Brexit, the rise of passive investment and the U.K. retirement market are among the key priorities for the U.K.'s financial watchdog in the current fiscal year.
The Financial Conduct Authority identified seven cross-sector priority areas and a number of sector priorities in its business plan for the 2018-19 financial year.
For the investment management sector, "an important contributor to the U.K. economy," with just over £8 trillion ($11.2 trillion) in total assets under management, the FCA identified a number of specific priorities, including the publication of research that explores the rise of passive investment.

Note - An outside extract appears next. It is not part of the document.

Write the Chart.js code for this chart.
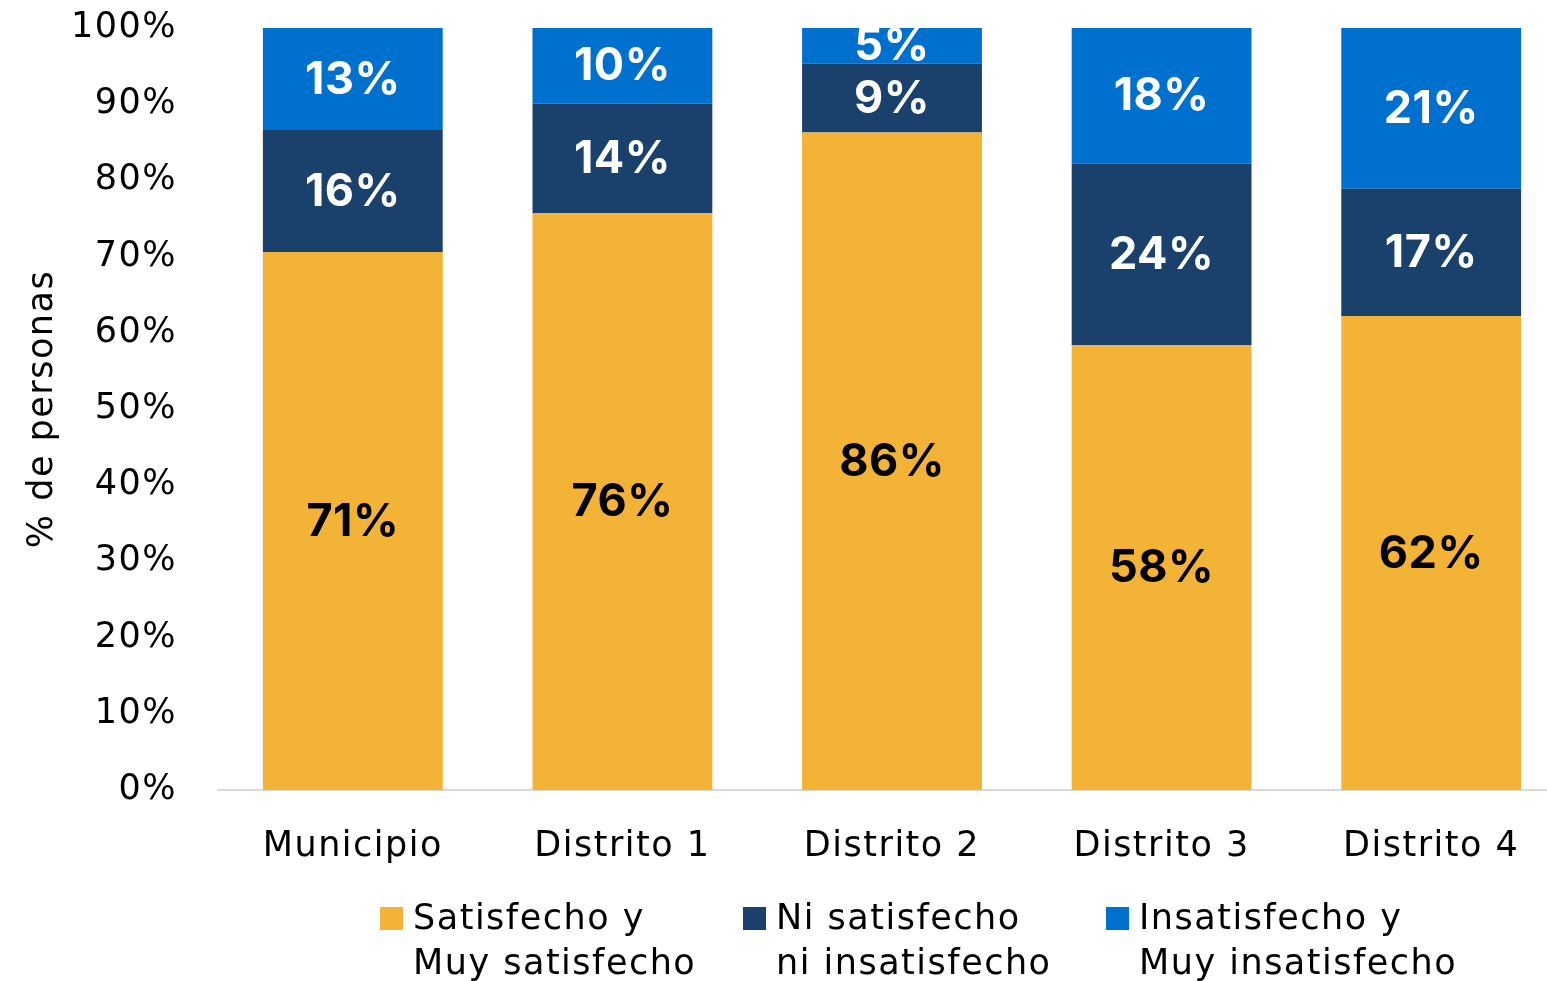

"Given the rapid growth in the proportion of investor wealth managed passively, it is important for us to understand the economic implications of this development on both individual investors and U.K. financial markets generally," said the document. By the end of the financial year, the FCA plans to publish research exploring how passive investing impacts "core aspects of financial market performance such as corporate governance, market efficiency and financial stability," said the document.
Within investment management, the FCA said key issues also include poor quality and value for money of strategies, inadequate disclosure and lack of transparency, susceptibility to financial crime, as well as cyber and technological resilience risks.
The FCA said the U.K.'s withdrawal from the European Union — Brexit — "presents challenges in this sector. One important challenge would arise from any changes to the existing global regulatory framework that could make it harder for asset managers to delegate portfolio management from the jurisdiction of the fund to the jurisdiction(s) where portfolios are managed." The authority said it is "gathering intelligence" to understand the key changes to business models, planning assumptions and governance following the U.K.'s exit.
One of seven cross-sector priorities is pensions and retirement income, for which the FCA said it is developing a joint strategy with The Pensions Regulator. The two will work to "tackle the key regulatory risks facing the pensions sector in the next five to 10 years," with input from key stakeholders including the House of Commons Work and Pensions Select Committee.
"We recognize that this year we need to dedicate a significant amount of resource to withdrawal from the EU," said Andrew Bailey, CEO at the FCA, in a statement accompanying the document. "As a result, setting our priorities this year has involved a particularly rigorous level of scrutiny and challenge to focus on areas where we see the greatest potential for harm."